The law, which takes effect in September, will bypass pesky Superior Court judges, who keep rudely reminding Republicans that the Constitution matters when it comes to lawmaking. Republicans say the problem isn’t the laws, it’s the judges. A panel, they say, will keep activists from “judge shopping” – or finding a Superior Court judge who might issue a favorable ruling.
Of course, this new law is judge shopping to the extreme: Challenges to state law will now leap straight to a panel selected by the Republican judges who control the state Supreme Court.
The North Carolina State Bar and the N.C. Administrative Office of the Courts oppose the provision, which is the first of its kind in the country. There’s a reason for that: The law deprives plaintiffs the full appeals process they’re entitled to. That includes Superior Court judges issuing stays on legislation being implemented until matters are legally settled.
All of which means that this law, too, can be added to the list of constitutionally flawed measures passed by N.C. Republicans in recent sessions. This year alone, federal judges struck down an N.C. law that would allow a “Choose Life” license plate, but not a pro-choice plate, as well as a provision in an N.C. law that required doctors to narrate ultrasound images for women seeking abortions.
Also this year, Superior Court Judge Howard Manning rebuked legislators for an “unlawful taking” of Asheville’s water system, and Superior Court Judge Robert Hobgood had enough concerns with the legislature’s school voucher plan that he temporarily blocked it.

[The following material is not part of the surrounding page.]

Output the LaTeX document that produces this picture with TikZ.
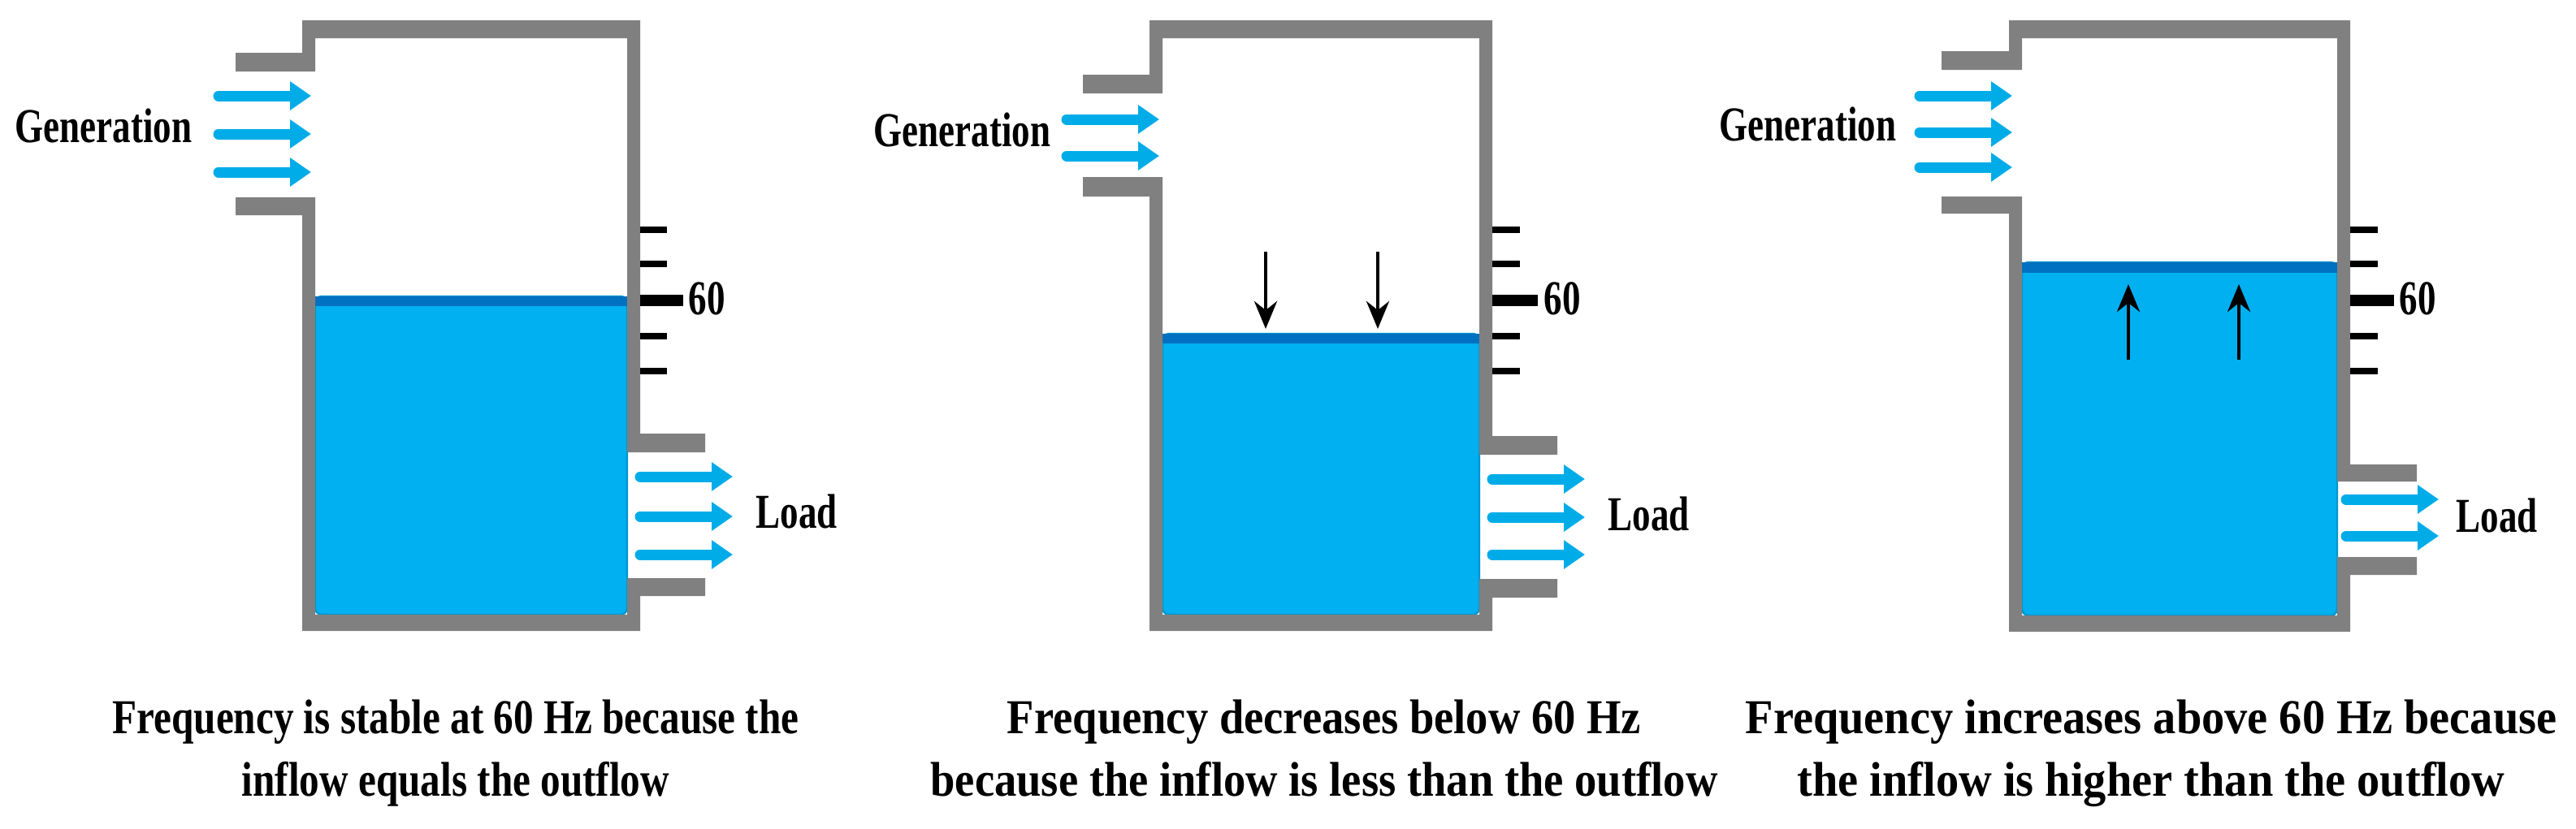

The Supreme Court lifted that stay, but Hobgood will make a final decision on vouchers this week.
We’re not sure why Republicans continue to hold their hands over the legal flame like this. It could be that controlling the legislature and governor’s mansion has left them with the illusion that no one, not even judges, should be able to tell them no. It could be they think there’s no harm in tossing a bad bill up against the wall and seeing what sticks.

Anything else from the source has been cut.